As you conduct this review, I would like you to be alert for potential inefficiencies in how the Corps operates and to help identify areas of potential cost savings. The areas that I am particularly interested in as the focus of this review include the following:
(1) For flood control projects undertaken by the Corps during this period of time, to what extent did cost overruns occur on projects and what were the primary factors that contributed to the differences between cost estimates and actual costs?
(2) What internal controls and oversight procedures does the Corps have in place to ensure that irregular or illegal contracting practices are not occurring throughout the agency and how can these controls and procedures be strengthened?

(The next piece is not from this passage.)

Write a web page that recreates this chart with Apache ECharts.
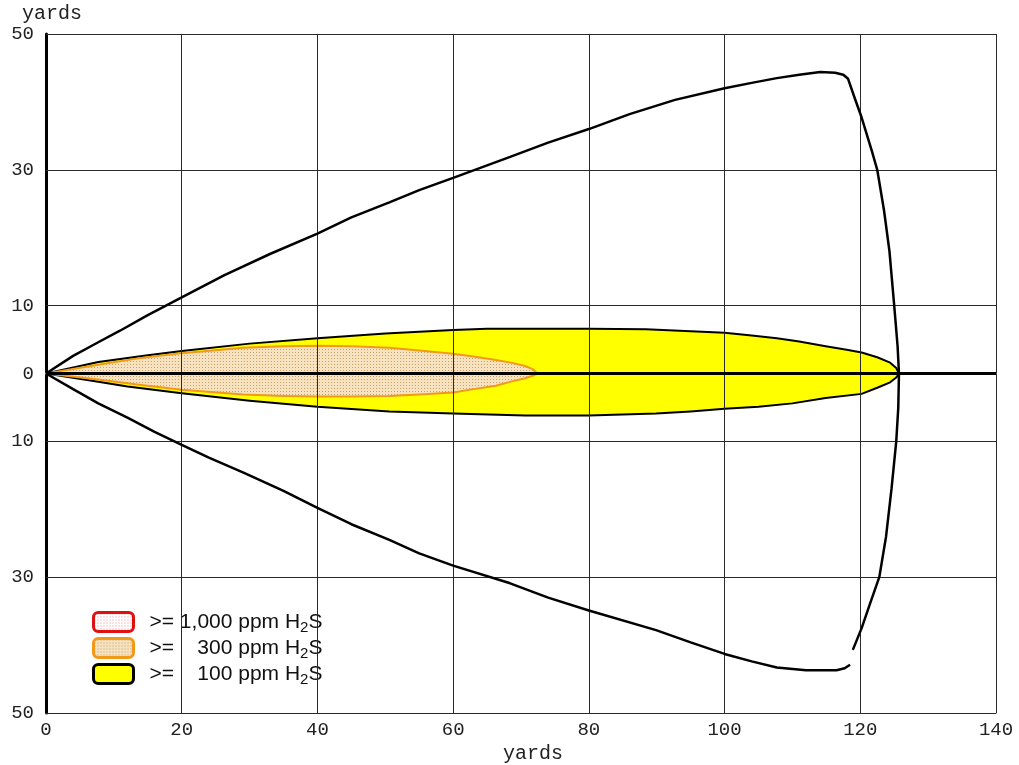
<!DOCTYPE html>
<html>
<head>
<meta charset="utf-8">
<script src="https://cdn.jsdelivr.net/npm/echarts@6/dist/echarts.min.js"></script>
<style>
  html, body { margin: 0; padding: 0; background: #fff; }
  #chart { width: 1019px; height: 765px; }
</style>
</head>
<body>
<div id="chart"></div>
<script>
// Axis ticks (yards downwind / crosswind)
const xTicks = [0, 20, 40, 60, 80, 100, 120, 140];
const yTickLabels = [50, 30, 10, 0, -10, -30, -50];

// Outer boundary of the possible plume footprint (wind shift envelope)
const envelopeUpper = [[0,0],[4,2.6],[7.7,4.6],[10.9,6.3],[15,8.6],[20,11.2],[26.3,14.5],[33,17.6],[40,20.6],[45,23.0],[50.6,25.2],[55,27.0],[60,28.8],[68.4,31.9],[74,34.0],[80,36.0],[86,38.2],[92.7,40.3],[100,42.0],[104,42.8],[107.7,43.5],[111,44.0],[114.1,44.4],[116.3,44.3],[117.5,44.0],[118.2,43.4]];
const envelopeArc = [[118.2,43.4],[119.2,40.5],[120.2,37.7],[121.7,32.8],[122.5,30.0],[123.5,24.0],[124.3,18.0],[125.0,10.0],[125.5,4.0],[125.7,0],[125.6,-5.0],[125.3,-10.0],[124.6,-17.0],[123.8,-24.0],[122.8,-30.0],[121.4,-34.0],[120.2,-37.5],[118.9,-40.7]];
const envelopeLower = [[0,0],[4,-2.3],[7.7,-4.4],[12,-6.5],[16,-8.6],[20,-10.5],[24,-12.4],[29.1,-14.6],[35,-17.3],[40,-19.8],[45,-22.2],[50.6,-24.5],[55,-26.5],[60,-28.3],[68.4,-30.9],[74,-33.0],[80,-34.9],[89.9,-37.8],[95,-39.6],[100,-41.3],[104,-42.4],[107.7,-43.3],[112,-43.7],[116.5,-43.7],[117.7,-43.4],[118.5,-42.9]];

// >= 100 ppm footprint
const plume100Upper = [[0,0],[7.7,1.7],[15,2.7],[20,3.3],[30,4.4],[40,5.2],[50,5.9],[60,6.4],[65,6.6],[80,6.6],[88.4,6.5],[100,6.0],[104,5.6],[107.7,5.2],[111,4.7],[114.9,4.0],[118,3.5],[120.2,3.1],[122.5,2.4],[124.4,1.6],[125.3,0.8],[125.7,0]];
const plume100Lower = [[125.7,0],[125.3,-0.6],[124.4,-1.3],[122.5,-2.1],[120.2,-3.0],[114.9,-3.6],[110,-4.4],[105,-4.9],[100,-5.2],[95,-5.6],[89.9,-5.9],[80,-6.2],[70.6,-6.2],[60,-5.9],[50.6,-5.6],[40,-4.9],[30,-4.0],[20,-2.9],[12,-1.9],[7.7,-1.2],[0,0]];

// >= 300 ppm footprint
const plume300Upper = [[0,0],[7.7,1.3],[14,2.3],[20,3.0],[29.1,3.8],[35,4.0],[40,4.1],[45,4.0],[50.6,3.8],[55,3.4],[60,2.9],[63,2.5],[66.3,2.0],[68.5,1.6],[70.6,1.1],[71.8,0.6],[72.4,0]];
const plume300Lower = [[72.4,0],[71.8,-0.3],[70.6,-0.7],[68.5,-1.2],[66.3,-1.8],[63,-2.3],[60,-2.8],[55,-3.1],[50.6,-3.3],[45,-3.4],[40,-3.4],[35,-3.3],[29.1,-3.1],[20,-2.4],[14,-1.7],[7.7,-0.9],[0,0]];

// Legend labels
const legendNames = ['>= 1,000 ppm H{sub|2}S', '>=    300 ppm H{sub|2}S', '>=    100 ppm H{sub|2}S'];

// Small dotted fill patterns
function dotPattern(bg, dot) {
  const c = document.createElement('canvas');
  c.width = 3; c.height = 3;
  const g = c.getContext('2d');
  g.fillStyle = bg; g.fillRect(0, 0, 3, 3);
  g.fillStyle = dot; g.fillRect(1, 1, 1, 1);
  return { image: c, repeat: 'repeat' };
}
const fill1000 = dotPattern('#ffffff', '#f08a8a');
const fill300 = dotPattern('#f6e2bf', '#c9a16c');
const fill100 = '#ffff00';

function polygonSeries(name, pts, fill, stroke, lw, z) {
  return {
    type: 'custom',
    name: name,
    z: z,
    silent: true,
    animation: false,
    data: pts,
    renderItem: function (params, api) {
      if (params.dataIndex !== 0) return null;
      const points = pts.map(function (p) { return api.coord(p); });
      return {
        type: 'polygon',
        shape: { points: points },
        style: { fill: fill, stroke: stroke, lineWidth: lw, lineJoin: 'round' }
      };
    }
  };
}

const gridLineStyle = { color: '#2a2a2a', width: 1, type: 'solid' };
const gridMarks = xTicks.filter(function (v) { return v > 0; }).map(function (v) { return { xAxis: v }; })
  .concat(yTickLabels.filter(function (v) { return v !== 0 && v !== -50; }).map(function (v) { return { yAxis: v }; }));

const monoLabel = { fontFamily: 'Liberation Mono', fontSize: 19, color: '#222' };

const chart = echarts.init(document.getElementById('chart'), null, { renderer: 'canvas' });
chart.setOption({
  backgroundColor: '#ffffff',
  animation: false,
  grid: { left: 46, right: 23, top: 34, bottom: 52, containLabel: false, outerBoundsMode: 'none' },
  xAxis: {
    type: 'value', min: 0, max: 140, interval: 20,
    name: 'yards', nameLocation: 'middle', nameGap: 24,
    nameTextStyle: { fontFamily: 'Liberation Mono', fontSize: 20, color: '#222', padding: [0, 0, 0, 24] },
    axisLine: { show: true, onZero: false, lineStyle: { color: '#2a2a2a', width: 1 } },
    axisTick: { show: false },
    splitLine: { show: false },
    axisLabel: Object.assign({ margin: 7 }, monoLabel)
  },
  yAxis: {
    type: 'value', min: -50, max: 50, interval: 10,
    name: 'yards', nameLocation: 'end', nameGap: 10,
    nameTextStyle: { fontFamily: 'Liberation Mono', fontSize: 20, color: '#222', align: 'center', padding: [0, 0, 0, 12] },
    axisLine: { show: true, onZero: false, lineStyle: { color: '#000', width: 3 } },
    axisTick: { show: false },
    splitLine: { show: false },
    axisLabel: Object.assign({
      margin: 12,
      formatter: function (v) { return yTickLabels.indexOf(v) >= 0 ? String(Math.abs(v)) : ''; }
    }, monoLabel)
  },
  legend: {
    orient: 'vertical', left: 92, top: 609, padding: 0, itemWidth: 40, itemHeight: 19, itemGap: 0,
    icon: 'roundRect', selectedMode: false,
    textStyle: {
      fontFamily: 'Liberation Sans', fontSize: 21, lineHeight: 20, color: '#111', padding: [0, 0, 0, 11],
      rich: { sub: { fontFamily: 'Liberation Sans', fontSize: 15, lineHeight: 14, padding: [11, 0, 0, 0] } }
    },
    data: [
      { name: legendNames[0], itemStyle: { color: fill1000, borderColor: '#e01010', borderWidth: 3 } },
      { name: legendNames[1], itemStyle: { color: fill300, borderColor: '#f29a18', borderWidth: 3 } },
      { name: legendNames[2], itemStyle: { color: fill100, borderColor: '#000', borderWidth: 3 } }
    ]
  },
  series: [
    polygonSeries(legendNames[0], [], fill1000, '#e01010', 2, 4),
    polygonSeries(legendNames[2], plume100Upper.concat(plume100Lower), fill100, '#000', 2, 2),
    polygonSeries(legendNames[1], plume300Upper.concat(plume300Lower), fill300, '#f29a18', 2, 3),
    {
      type: 'line', z: 5, silent: true, showSymbol: false, animation: false,
      data: envelopeLower,
      lineStyle: { color: '#000', width: 2.5 }
    },
    {
      type: 'line', z: 5, silent: true, showSymbol: false, animation: false,
      data: envelopeUpper.concat(envelopeArc.slice(1)),
      lineStyle: { color: '#000', width: 2.5 }
    },
    {
      type: 'line', z: 6, silent: true, data: [], animation: false,
      markLine: {
        silent: true, symbol: 'none', animation: false,
        label: { show: false },
        lineStyle: gridLineStyle,
        data: gridMarks
      }
    },
    {
      type: 'line', z: 7, silent: true, data: [], animation: false,
      markLine: {
        silent: true, symbol: 'none', animation: false,
        label: { show: false },
        lineStyle: { color: '#000', width: 3, type: 'solid' },
        data: [{ yAxis: 0 }]
      }
    }
  ]
});
</script>
</body>
</html>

(3) To what extent does the Corps coordinate with and provide updated information to its non-federal project sponsors regarding changes to Corps policy requirements, project scope and estimated/actual costs? Is this process transparent and to what extent does the Corps obtain non-federal sponsor buy-in to these proposed changes?
(4) For dredging contracts conducted for operations and maintenance, please provide information on how many contracts the Corps has undertaken during this period, and the costs associated with these contracts.
(5) How does the Corps determine whether to undertake functions and projects with agency resources or through private-sector contracts and do these determinations comply with Office of Management and Budget’s Circular A–76?
I recognize that this is a very large undertaking, and that this work may not be able to be completed under a single review but instead may require a series of studies over a period of time to fully answer all of these questions. However, I would appreciate it if you could place the highest priority on starting this work as soon as possible. Thank you for your attention to this request.
I have been told that Vitter has been waiting to find a Democrat to co-sponsor the his bill, preferably a fellow-member of the Environmental Public Works Committee, but he hasn’t got one yet. If he doesn’t get a co-sponsor, he will go it alone.
Democratic committee members include Max Baucus of Montana, Thomas Carper of Delaware, Frank Lautenberg of New Jersey, Ben Cardin of Maryland, Bernie Sanders of Vermont, Shelton Whitehouse of Rhode Island, Tom Udall of New Mexico and Kristen Gillibrand of New York. Barbara Boxer of California is the committee’s chairman.
I don’t expect Boxer will help sponsor the bill or anything else Vitter is involved in, but who knows.
The Corps has been under the gun in recent years, correctly so, for waste and the way it prioritizes projects. Most famous among the Corps failures was the sub-standard condition of the New Orleans levee systems prior to Hurricane Katrina. There are still problems with the levees, despite $10 billion allocated to rebuild the levee system after the hurricane.
In August of this year, a new federal rating system gave the levees a near-failing grade. The levees were rated Class II, which means that they are “unsafe of potentially unsafe” in the case of another major hurricane or massive flood event.
This is an important bill for Louisiana and Vitter should be supported in wanting to get to the bottom of waste and corruption in the Corps of Engineers. An audit might help get to the bottom of why so many critical projects in Louisiana have been put on the back-burner.